A study suggests that when jobs are hard to come by, the best workers are more available—and stay longer

By LISA WARD
Mon, May 6, 2024 2 min

Could a recession be the best time to launch a tech startup?

A recent study suggests that is the case. The authors found that tech startups that began operations during the 2007-09 recession—and received their first patent in that time—tended to last longer than tech startups founded a few years before or after. And those recession-era companies also tended to be more innovative than the rest.

“The effect of macroeconomic trends is not always intuitive,” says Daniel Bias , an assistant professor of finance at Vanderbilt University’s Owen Graduate School of Management, who co-wrote the paper with Alexander Ljungqvist, Stefan Persson Family Chair in Entrepreneurial Finance at the Stockholm School of Economics.

Drawing on data from the U.S. Patent and Trademark Office, the authors examined a sample of 6,946 tech startups that launched and received their first patent approval between 2002 and 2012.

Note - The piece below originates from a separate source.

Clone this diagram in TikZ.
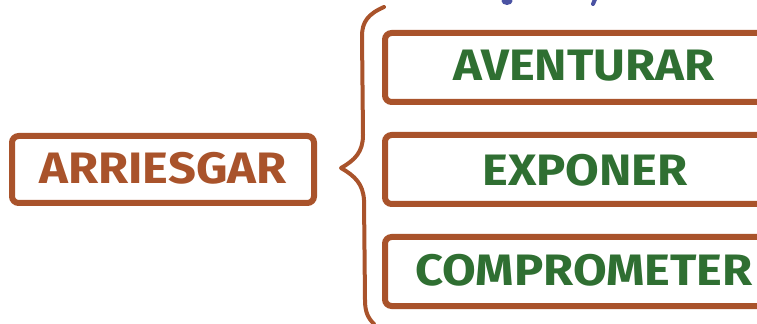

One group—about 5,734 companies—launched and got their patent outside of the 2007-09 recession. Of those, about 70% made it to their seventh year. But the startups that launched and got their first patent during the recession—about 1,212 companies—were 12% more likely to be in business in their seventh year.

These recession-era firms were also more likely to file a novel and influential patent after their first one. (That is, a patent the researchers determined was dissimilar to patents in the same niche that came before it, but similar to ones that came after it.)

So, why did these recession-era firms outperform their peers? Labor markets played a big role.

A widespread lack of available jobs meant that the startups were able to land more productive and innovative employees, especially in their research and development groups, and then hold on to them. More important, the tight labor markets also meant that the founding inventors—the people named on the very first patent—were more likely to stick around rather than try for opportunities elsewhere.

For startups started during the 2007-09 recession, founding inventors were 25 percentage points less likely to leave their company within the first three years. On average, about 43% of founding inventors in the entire sample left their startup within the first three years.

“Our study really highlights the importance of labor retention for young innovative startups. Retaining founding inventors cannot only help them survive, but also thrive,” Bias says.